Centrally managed cloud orchestration
Like many global IT organizations, Zurich manages a variety of workloads on traditional mainframe and x86 environments, in addition to a variety of specialized Software as a Service (SaaS) applications in public clouds. In recent years, a growing number of those workloads have been moved to a private cloud, centrally managed by a cloud orchestration platform.
“The breakthrough for us in the last couple of years has been really appreciating the need to innovate within the overall structure of our contract with DXC,” says Chris Rogers, head of service delivery and integration at Zurich. “We need to straddle the cloud and some very traditional elements, such as the mainframe, which is still very important to us.
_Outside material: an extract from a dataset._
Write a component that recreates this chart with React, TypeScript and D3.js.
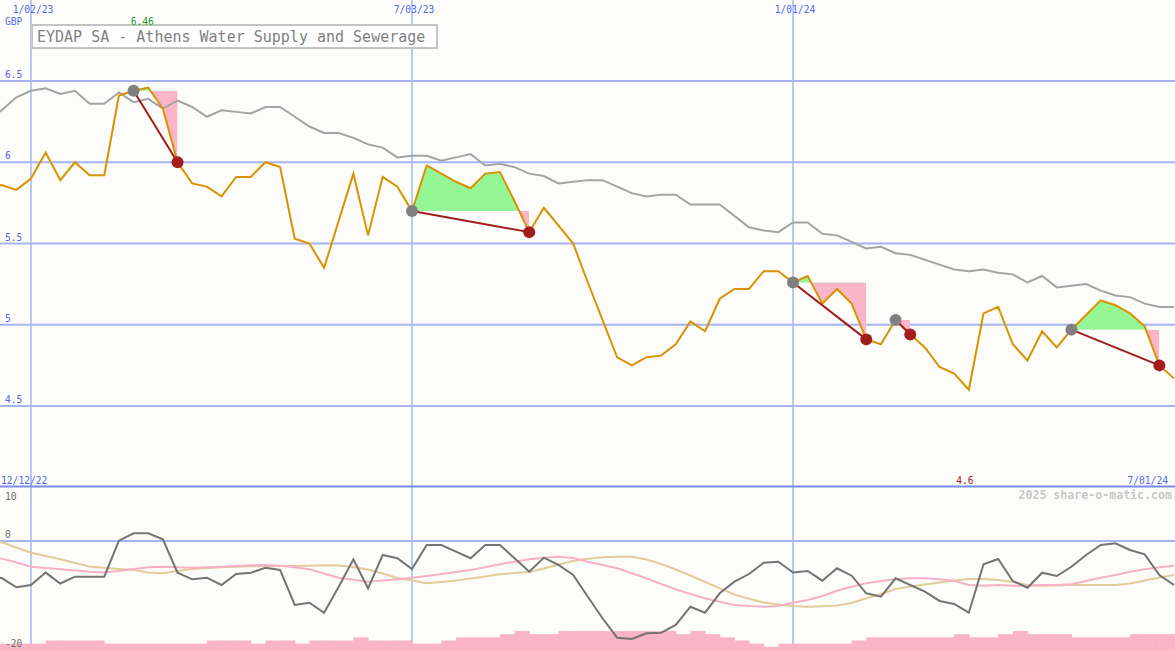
import * as d3 from "d3";

const W = 1175;
const H = 650;

const TITLE = "EYDAP SA - Athens Water Supply and Sewerage";
const CURRENCY = "GBP";
const WATERMARK = "2025 share-o-matic.com";

// weekly closes, Monday 12/12/22 .. Monday 7/01/24
const START = new Date(2022, 11, 12);
const END = new Date(2024, 6, 1);
const WEEKS = d3.timeMonday.range(START, d3.timeDay.offset(END, 1));

const PRICE = [
  5.84, 5.86, 5.83, 5.9, 6.06, 5.89, 6.0, 5.92, 5.92, 6.41, 6.44, 6.46, 6.33, 6.0,
  5.87, 5.85, 5.79, 5.91, 5.91, 6.0, 5.97, 5.53, 5.5, 5.35, 5.64, 5.93, 5.55, 5.91,
  5.85, 5.7, 5.98, 5.93, 5.88, 5.84, 5.93, 5.94, 5.76, 5.57, 5.72, 5.61, 5.5, 5.26,
  5.03, 4.8, 4.75, 4.8, 4.81, 4.88, 5.02, 4.96, 5.16, 5.22, 5.22, 5.33, 5.33, 5.26,
  5.3, 5.13, 5.22, 5.13, 4.91, 4.88, 5.03, 4.94, 4.86, 4.74, 4.7, 4.6, 5.07, 5.11,
  4.88, 4.78, 4.96, 4.86, 4.97, 5.06, 5.15, 5.12, 5.07, 4.99, 4.75, 4.67,
];

const AVERAGE = [
  6.25, 6.32, 6.4, 6.44, 6.455, 6.42, 6.44, 6.36, 6.36, 6.43, 6.37, 6.39, 6.33, 6.38,
  6.34, 6.28, 6.32, 6.31, 6.3, 6.34, 6.34, 6.28, 6.22, 6.18, 6.18, 6.15, 6.11, 6.09,
  6.03, 6.04, 6.04, 6.01, 6.03, 6.05, 5.98, 5.99, 5.97, 5.93, 5.915, 5.87, 5.88, 5.89,
  5.89, 5.85, 5.81, 5.79, 5.8, 5.8, 5.74, 5.74, 5.74, 5.67, 5.6, 5.58, 5.57, 5.63,
  5.63, 5.56, 5.55, 5.51, 5.47, 5.48, 5.44, 5.43, 5.4, 5.37, 5.34, 5.33, 5.34, 5.32,
  5.31, 5.26, 5.3, 5.23, 5.24, 5.25, 5.21, 5.18, 5.17, 5.13, 5.11, 5.11,
];

const MOMENTUM = [
  -6.5, -6.8, -8.5, -8.07, -5.8, -7.8, -6.55, -6.55, -6.55, 0.05, 1.41, 1.41, 0.31, -5.82,
  -7.03, -6.73, -8.07, -6.06, -5.82, -4.9, -5.32, -11.74, -11.32, -13.16, -8.39, -3.36, -8.68, -2.57,
  -3.17, -5.14, -0.73, -0.73, -1.96, -3.17, -0.73, -0.73, -3.17, -5.63, -3.06, -4.4, -6.24, -10.22,
  -14.18, -17.74, -17.98, -16.94, -16.83, -15.41, -12.06, -13.16, -9.6, -7.47, -6.06, -3.98, -3.8, -5.78,
  -5.5, -7.28, -5.01, -6.37, -9.6, -10.22, -6.84, -8.07, -9.3, -11.0, -11.56, -13.16, -4.28, -3.3,
  -7.34, -8.57, -5.82, -6.42, -4.72, -2.57, -0.73, -0.42, -1.65, -2.44, -6.24, -8.07,
];

const SIGNAL = [
  -2.5, -3.23, -3.94, -4.72, -4.95, -5.19, -5.41, -5.63, -5.78, -5.5, -5.14, -4.83, -4.72, -4.83,
  -4.9, -4.83, -4.72, -4.59, -4.46, -4.4, -4.53, -4.83, -5.19, -5.96, -6.73, -7.1, -7.47, -7.25,
  -7.03, -6.73, -6.42, -6.06, -5.69, -5.32, -4.83, -4.28, -3.8, -3.36, -3.06, -2.88, -3.12, -3.8,
  -4.4, -5.01, -5.93, -6.84, -7.89, -8.86, -9.72, -10.51, -11.14, -11.74, -11.93, -12.06, -11.93, -11.32,
  -10.83, -10.09, -9.12, -8.39, -7.76, -7.34, -7.03, -6.84, -6.84, -7.03, -7.28, -8.07, -8.2, -8.07,
  -8.2, -8.2, -8.07, -8.07, -7.94, -7.34, -6.73, -6.24, -5.63, -5.19, -4.83, -4.53,
];

const SLOW = [
  0.7, -0.24, -1.19, -2.15, -2.75, -3.36, -4.04, -4.68, -4.92, -5.14, -5.32, -5.78, -5.93, -5.5,
  -5.14, -4.95, -4.83, -4.72, -4.64, -4.59, -4.59, -4.59, -4.53, -4.46, -4.5, -4.77, -5.23, -5.96,
  -6.79, -7.25, -7.76, -7.52, -7.25, -6.88, -6.51, -6.11, -5.87, -5.69, -5.05, -4.31, -3.67, -3.25,
  -2.97, -2.9, -2.9, -3.39, -4.22, -5.23, -6.33, -7.52, -8.68, -9.82, -10.61, -11.28, -11.65, -11.93,
  -12.06, -11.98, -11.83, -11.38, -10.51, -9.72, -8.81, -8.35, -7.98, -7.61, -7.25, -6.97, -6.97, -7.16,
  -7.52, -8.07, -8.2, -8.17, -8.07, -8.07, -8.07, -8.07, -7.8, -7.25, -6.7, -6.24,
];

const VOLUME = [
  2, 2, 2, 2, 3, 3, 3, 3, 2, 2, 2, 2, 2, 2, 2, 3, 3, 3, 2, 3, 3, 2, 3, 3, 3, 4, 3, 3,
  3, 2, 2, 3, 4, 4, 4, 5, 6, 5, 5, 6, 6, 6, 6, 6, 6, 6, 6, 5, 6, 5, 4, 3, 2, 1, 2, 2,
  2, 2, 2, 3, 4, 4, 4, 4, 4, 4, 5, 4, 4, 5, 6, 5, 5, 5, 4, 4, 4, 4, 5, 5, 5, 5,
];

// buy / sell week indexes
const TRADES = [
  { entry: 10, exit: 13 },
  { entry: 29, exit: 37 },
  { entry: 55, exit: 60 },
  { entry: 62, exit: 63 },
  { entry: 74, exit: 80 },
];

const PRICE_TICKS = [4.5, 5, 5.5, 6, 6.5];
const LOWER_TICKS = [10, 0, -20];
const DATE_TICKS = [new Date(2023, 0, 2), new Date(2023, 6, 3), new Date(2024, 0, 1)];

const BG = "#fcfdfa";
const GRID = "#a6b4f2";
const BLUE_TEXT = "#5567ee";
const MONO = "'DejaVu Sans Mono', monospace";
const CHAR_W = 5.8;

const fmtDate = d3.timeFormat("%-m/%d/%y");

function Label({
  x,
  y,
  text,
  fill,
  anchor = "start",
}: {
  x: number;
  y: number;
  text: string;
  fill: string;
  anchor?: "start" | "middle" | "end";
}) {
  const len = text.length * CHAR_W;
  const left = anchor === "start" ? x : anchor === "middle" ? x - len / 2 : x - len;
  return (
    <text
      x={left}
      y={y}
      fill={fill}
      fontFamily={MONO}
      fontSize={11}
      textLength={len}
      lengthAdjust="spacingAndGlyphs"
    >
      {text}
    </text>
  );
}

export default function App() {
  const x = d3
    .scaleTime()
    .domain([new Date(2023, 0, 2), END])
    .range([31, 1174]);
  const y = d3.scaleLinear().domain([4.5, 6.5]).range([406, 81]);
  const yl = d3.scaleLinear().domain([-20, 10]).range([650, 486.5]);
  const yv = d3.scaleLinear().domain([0, 6]).range([650, 631]);

  const xi = (i: number) => x(WEEKS[i]);
  const step = xi(1) - xi(0);

  const priceLine = d3
    .line<number>()
    .x((_, i) => xi(i))
    .y((d) => y(d));
  const lowerLine = d3
    .line<number>()
    .x((_, i) => xi(i))
    .y((d) => yl(d));

  const hiIdx = d3.maxIndex(PRICE);
  const loIdx = d3.minIndex(PRICE);

  const trades = TRADES.map((t, n) => {
    const base = PRICE[t.entry];
    const idx = d3.range(t.entry, t.exit + 1);
    const area = d3
      .area<number>()
      .x((i) => xi(i))
      .y0(y(base))
      .y1((i) => y(PRICE[i]))(idx);
    return { ...t, n, base, area: area ?? "" };
  });

  return (
    <svg
      width={W}
      height={H}
      style={{ position: "absolute", left: 0, top: 0, display: "block" }}
    >
      <defs>
        {trades.map((t) => (
          <clipPath key={`cg${t.n}`} id={`gain${t.n}`}>
            <rect x={xi(t.entry)} y={0} width={xi(t.exit) - xi(t.entry)} height={y(t.base)} />
          </clipPath>
        ))}
        {trades.map((t) => (
          <clipPath key={`cl${t.n}`} id={`loss${t.n}`}>
            <rect
              x={xi(t.entry)}
              y={y(t.base)}
              width={xi(t.exit) - xi(t.entry)}
              height={H - y(t.base)}
            />
          </clipPath>
        ))}
        <clipPath id="upper">
          <rect x={0} y={0} width={W} height={486} />
        </clipPath>
      </defs>
      <rect width={W} height={H} fill={BG} />

      {/* grid */}
      {PRICE_TICKS.map((p) => (
        <line key={p} x1={0} x2={W} y1={y(p)} y2={y(p)} stroke={GRID} strokeWidth={2} />
      ))}
      <line x1={0} x2={W} y1={yl(0)} y2={yl(0)} stroke={GRID} strokeWidth={2} />
      {DATE_TICKS.map((d) => (
        <line key={+d} x1={x(d)} x2={x(d)} y1={0} y2={H} stroke={GRID} strokeWidth={1.5} />
      ))}
      <line x1={0} x2={W} y1={yl(10)} y2={yl(10)} stroke="#7989f0" strokeWidth={2} />

      {/* trades: losses and gains */}
      <g clipPath="url(#upper)">
        {trades.map((t) => (
          <path key={`l${t.n}`} d={t.area} fill="#fab5c9" clipPath={`url(#loss${t.n})`} />
        ))}
        {trades.map((t) => (
          <path key={`g${t.n}`} d={t.area} fill="#94f694" clipPath={`url(#gain${t.n})`} />
        ))}
        <path d={priceLine(AVERAGE) ?? ""} fill="none" stroke="#a4a4a4" strokeWidth={2} />
        <path d={priceLine(PRICE) ?? ""} fill="none" stroke="#d99200" strokeWidth={2} />
        {trades.map((t) => (
          <g key={`t${t.n}`}>
            <line
              x1={xi(t.entry)}
              y1={y(t.base)}
              x2={xi(t.exit)}
              y2={y(PRICE[t.exit])}
              stroke="#a01c1c"
              strokeWidth={2}
            />
            <circle cx={xi(t.entry)} cy={y(t.base)} r={6} fill="#808080" />
            <circle cx={xi(t.exit)} cy={y(PRICE[t.exit])} r={6} fill="#a31d1d" />
          </g>
        ))}
      </g>

      {/* lower panel */}
      {VOLUME.map((v, i) => (
        <rect
          key={i}
          x={xi(i)}
          y={yv(v)}
          width={step + 0.5}
          height={yv(0) - yv(v)}
          fill="#f9b4c8"
        />
      ))}
      <path d={lowerLine(SLOW) ?? ""} fill="none" stroke="#e3cb9a" strokeWidth={2} />
      <path d={lowerLine(SIGNAL) ?? ""} fill="none" stroke="#f7b0c6" strokeWidth={2} />
      <path d={lowerLine(MOMENTUM) ?? ""} fill="none" stroke="#747474" strokeWidth={2} />

      {/* title */}
      <rect x={32} y={25} width={405} height={23} fill="#ffffff" stroke="#c4c4c4" strokeWidth={2} />
      <text x={37} y={41.5} fill="#808080" fontFamily={MONO} fontSize={15}>
        {TITLE}
      </text>

      {/* labels */}
      {DATE_TICKS.map((d) => (
        <Label key={+d} x={x(d) + 2} y={13} text={fmtDate(d)} fill={BLUE_TEXT} anchor="middle" />
      ))}
      <Label x={5} y={25} text={CURRENCY} fill={BLUE_TEXT} />
      {PRICE_TICKS.map((p) => (
        <Label key={p} x={5} y={y(p) - 3} text={String(p)} fill={BLUE_TEXT} />
      ))}
      <Label x={xi(hiIdx) - 6} y={25} text={String(PRICE[hiIdx])} fill="#2a9a2a" anchor="middle" />
      <Label x={xi(loIdx) - 4} y={484} text={String(PRICE[loIdx])} fill="#a01818" anchor="middle" />
      <Label x={1} y={484} text={fmtDate(WEEKS[0])} fill={BLUE_TEXT} />
      <Label x={1168} y={484} text={fmtDate(WEEKS[WEEKS.length - 1])} fill={BLUE_TEXT} anchor="end" />
      {LOWER_TICKS.map((v) => (
        <Label
          key={v}
          x={5}
          y={Math.min(Math.max(yl(v) - 3, 500), 647)}
          text={String(v)}
          fill="#6e6e6e"
        />
      ))}
      <text
        x={1172}
        y={499}
        fill="#c8c8c8"
        fontFamily={MONO}
        fontSize={11.6}
        fontWeight="bold"
        textAnchor="end"
      >
        {WATERMARK}
      </text>
    </svg>
  );
}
With DXC, we really have a partner that helps us straddle both the traditional and the innovative, rather than seeking those things from different vendors.”
To help Zurich integrate this environment, DXC abstracted as much of the underlying hardware as possible with the DXC Agility Platform, which includes point-and-click tools to provision new workloads and set up cloud orchestration, governance and security. Zurich also moved to DXC’s hyperconverged private cloud, a software-defined data center (SDDC) solution that meets scalability and security requirements at a lower cost.
30% price improvement
The Agility Platform was connected to Zurich’s new private cloud in an afternoon, and in a couple of hours, it began handling loads on the new platform, with the added bonus of a 30 percent price improvement. As a result, the lead time to provision new workloads has been reduced from a matter of weeks to 48 hours.
“We’ve really seen some dramatic improvements in provisioning time, and we’re not just provisioning a virtual server,” Rogers says. “We’re provisioning a virtual server that’s integrated into the rest of the technical environment and into the access management environment — something that is actually usable to a developer. We’re really pushing toward Platform as a Service rather than just Infrastructure as a Service.”
The Agility Platform includes application blueprinting capabilities that enable workloads to move between public, private or hybrid clouds without modifying the applications. This feature is enabling a high degree of integration at Zurich.
“We’ve used the Agility Platform to provision both into our private cloud environment but also into our x86 environments,” Rogers says. “That’s important because it’s allowed us to integrate the private cloud into the rest of the environment much more successfully, and it’s allowed us to move applications and workloads between environments much more successfully.”
Ensuring workload portability
Workload portability is important, Rogers says. “We’re very cautious about things that are heavily black-boxed or proprietarily integrated. You could get as locked into a cloud solution as much as [into] a traditional system if you don’t think about that carefully.”
The platform also enables self-service provisioning of workloads, which let IT teams choose from a storefront of services to rapidly kick off projects and accelerate development cycles through streamlined DevOps practices.
“DXC has long-time cloud experience and has delivered a fully automated system,” Kropp says. “This helps us reduce server provisioning times and enables DevOps application development. From a single, unified storefront, our project teams can order services for the private cloud — including procurement and security processes — within hours.”
Adds Rogers: “I like to see the right workload in the right place at the right price, and that’s what the Agility Platform delivers.”